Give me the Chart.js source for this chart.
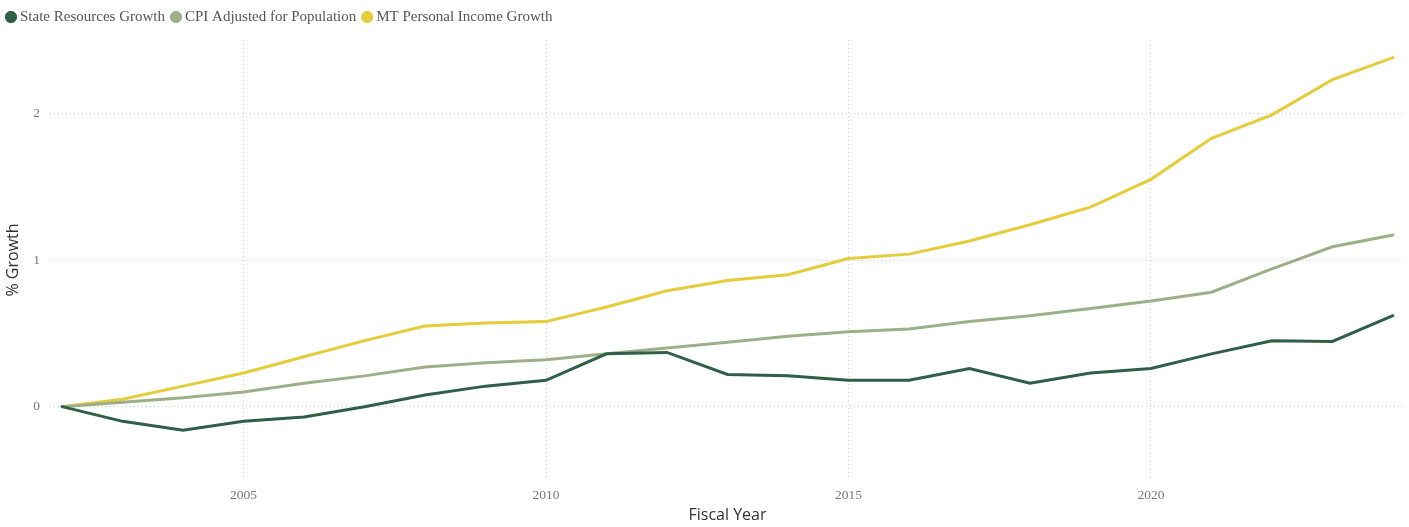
<!DOCTYPE html>
<html><head><meta charset="utf-8">
<script src="https://cdn.jsdelivr.net/npm/chart.js@4"></script>
<style>html,body{margin:0;padding:0;background:#fff}#wrap{width:1409px;height:527px;position:relative}</style>
</head><body><div id="wrap"><canvas id="c"></canvas></div>
<script>
const years = [2002,2003,2004,2005,2006,2007,2008,2009,2010,2011,2012,2013,2014,2015,2016,2017,2018,2019,2020,2021,2022,2023,2024];
const stateResources = [0,-0.10,-0.16,-0.10,-0.07,0.00,0.08,0.14,0.18,0.36,0.37,0.22,0.21,0.18,0.18,0.26,0.16,0.23,0.26,0.36,0.45,0.445,0.62];
const cpiPop = [0,0.03,0.06,0.10,0.16,0.21,0.27,0.30,0.32,0.36,0.40,0.44,0.48,0.51,0.53,0.58,0.62,0.67,0.72,0.78,0.94,1.09,1.17];
const mtIncome = [0,0.05,0.14,0.23,0.34,0.45,0.55,0.57,0.58,0.68,0.79,0.86,0.90,1.01,1.04,1.13,1.24,1.36,1.55,1.83,1.99,2.23,2.38];
const xTicks = [2005,2010,2015,2020];
const yTicks = [0,1,2];
const seriesNames = ["State Resources Growth","CPI Adjusted for Population","MT Personal Income Growth"];

const pts = arr => years.map((y,i)=>({x:y,y:arr[i]}));
const colors = ["#2f5f45","#9cb088","#e6cc3a"];
const grid = {color:"#cfcfcf", lineWidth:1, drawTicks:false};
const serif = '"Liberation Serif", "Times New Roman", serif';
const sans = '"Open Sans", sans-serif';

new Chart(document.getElementById('c'),{
  type:'line',
  data:{datasets:[
    {label:seriesNames[0],data:pts(stateResources),borderColor:colors[0],backgroundColor:colors[0]},
    {label:seriesNames[1],data:pts(cpiPop),borderColor:colors[1],backgroundColor:colors[1]},
    {label:seriesNames[2],data:pts(mtIncome),borderColor:colors[2],backgroundColor:colors[2]}
  ]},
  options:{
    responsive:true, maintainAspectRatio:false, animation:false,
    layout:{padding:{left:0,right:4,top:0,bottom:0}},
    elements:{line:{borderWidth:3,tension:0,borderCapStyle:'round'},point:{radius:0}},
    plugins:{
      legend:{position:'top',align:'start',
        labels:{usePointStyle:true,pointStyle:'circle',boxWidth:3,boxHeight:8,padding:9.5,color:'#555',
          font:{family:serif,size:15}}},
      tooltip:{enabled:false}
    },
    scales:{
      x:{type:'linear',min:2001.8,max:2024.2,
        afterBuildTicks:s=>{s.ticks=xTicks.map(v=>({value:v}));},
        afterFit:s=>{s.height=47;},
        border:{display:false,dash:[1,3]},
        grid:Object.assign({},grid),
        ticks:{color:'#777',padding:7,font:{family:serif,size:13.5},callback:v=>String(v)},
        title:{display:true,text:'Fiscal Year',color:'#333',padding:{top:0,bottom:1.5},font:{family:sans,size:16}}
      },
      y:{min:-0.5,max:2.5,
        afterBuildTicks:s=>{s.ticks=yTicks.map(v=>({value:v}));},
        afterFit:s=>{s.width=50;},
        border:{display:false,dash:[1,3]},
        grid:Object.assign({},grid),
        ticks:{color:'#777',padding:10,font:{family:serif,size:13.5},callback:v=>String(v)},
        title:{display:true,text:'% Growth',color:'#333',padding:{top:4,bottom:0},font:{family:sans,size:16}}
      }
    }
  },
  plugins:[{id:'legendH',beforeInit(chart){const f=chart.legend.fit;chart.legend.fit=function(){f.call(this);this.height=40;};}}]
});
</script></body></html>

* * * *

Pictures are to be left out; repeat all the remaining data exactly.

Give me the Chart.js source for this chart.
<!DOCTYPE html>
<html><head><meta charset="utf-8">
<script src="https://cdn.jsdelivr.net/npm/chart.js@4"></script>
<style>html,body{margin:0;padding:0;background:#fff}#wrap{width:1409px;height:527px;position:relative}</style>
</head><body><div id="wrap"><canvas id="c"></canvas></div>
<script>
const years = [2002,2003,2004,2005,2006,2007,2008,2009,2010,2011,2012,2013,2014,2015,2016,2017,2018,2019,2020,2021,2022,2023,2024];
const stateResources = [0,-0.10,-0.16,-0.10,-0.07,0.00,0.08,0.14,0.18,0.36,0.37,0.22,0.21,0.18,0.18,0.26,0.16,0.23,0.26,0.36,0.45,0.445,0.62];
const cpiPop = [0,0.03,0.06,0.10,0.16,0.21,0.27,0.30,0.32,0.36,0.40,0.44,0.48,0.51,0.53,0.58,0.62,0.67,0.72,0.78,0.94,1.09,1.17];
const mtIncome = [0,0.05,0.14,0.23,0.34,0.45,0.55,0.57,0.58,0.68,0.79,0.86,0.90,1.01,1.04,1.13,1.24,1.36,1.55,1.83,1.99,2.23,2.38];
const xTicks = [2005,2010,2015,2020];
const yTicks = [0,1,2];
const seriesNames = ["State Resources Growth","CPI Adjusted for Population","MT Personal Income Growth"];

const pts = arr => years.map((y,i)=>({x:y,y:arr[i]}));
const colors = ["#2f5f45","#9cb088","#e6cc3a"];
const grid = {color:"#cfcfcf", lineWidth:1, drawTicks:false};
const serif = '"Liberation Serif", "Times New Roman", serif';
const sans = '"Open Sans", sans-serif';

new Chart(document.getElementById('c'),{
  type:'line',
  data:{datasets:[
    {label:seriesNames[0],data:pts(stateResources),borderColor:colors[0],backgroundColor:colors[0]},
    {label:seriesNames[1],data:pts(cpiPop),borderColor:colors[1],backgroundColor:colors[1]},
    {label:seriesNames[2],data:pts(mtIncome),borderColor:colors[2],backgroundColor:colors[2]}
  ]},
  options:{
    responsive:true, maintainAspectRatio:false, animation:false,
    layout:{padding:{left:0,right:4,top:0,bottom:0}},
    elements:{line:{borderWidth:3,tension:0,borderCapStyle:'round'},point:{radius:0}},
    plugins:{
      legend:{position:'top',align:'start',
        labels:{usePointStyle:true,pointStyle:'circle',boxWidth:3,boxHeight:8,padding:9.5,color:'#555',
          font:{family:serif,size:15}}},
      tooltip:{enabled:false}
    },
    scales:{
      x:{type:'linear',min:2001.8,max:2024.2,
        afterBuildTicks:s=>{s.ticks=xTicks.map(v=>({value:v}));},
        afterFit:s=>{s.height=47;},
        border:{display:false,dash:[1,3]},
        grid:Object.assign({},grid),
        ticks:{color:'#777',padding:7,font:{family:serif,size:13.5},callback:v=>String(v)},
        title:{display:true,text:'Fiscal Year',color:'#333',padding:{top:0,bottom:1.5},font:{family:sans,size:16}}
      },
      y:{min:-0.5,max:2.5,
        afterBuildTicks:s=>{s.ticks=yTicks.map(v=>({value:v}));},
        afterFit:s=>{s.width=50;},
        border:{display:false,dash:[1,3]},
        grid:Object.assign({},grid),
        ticks:{color:'#777',padding:10,font:{family:serif,size:13.5},callback:v=>String(v)},
        title:{display:true,text:'% Growth',color:'#333',padding:{top:4,bottom:0},font:{family:sans,size:16}}
      }
    }
  },
  plugins:[{id:'legendH',beforeInit(chart){const f=chart.legend.fit;chart.legend.fit=function(){f.call(this);this.height=40;};}}]
});
</script></body></html>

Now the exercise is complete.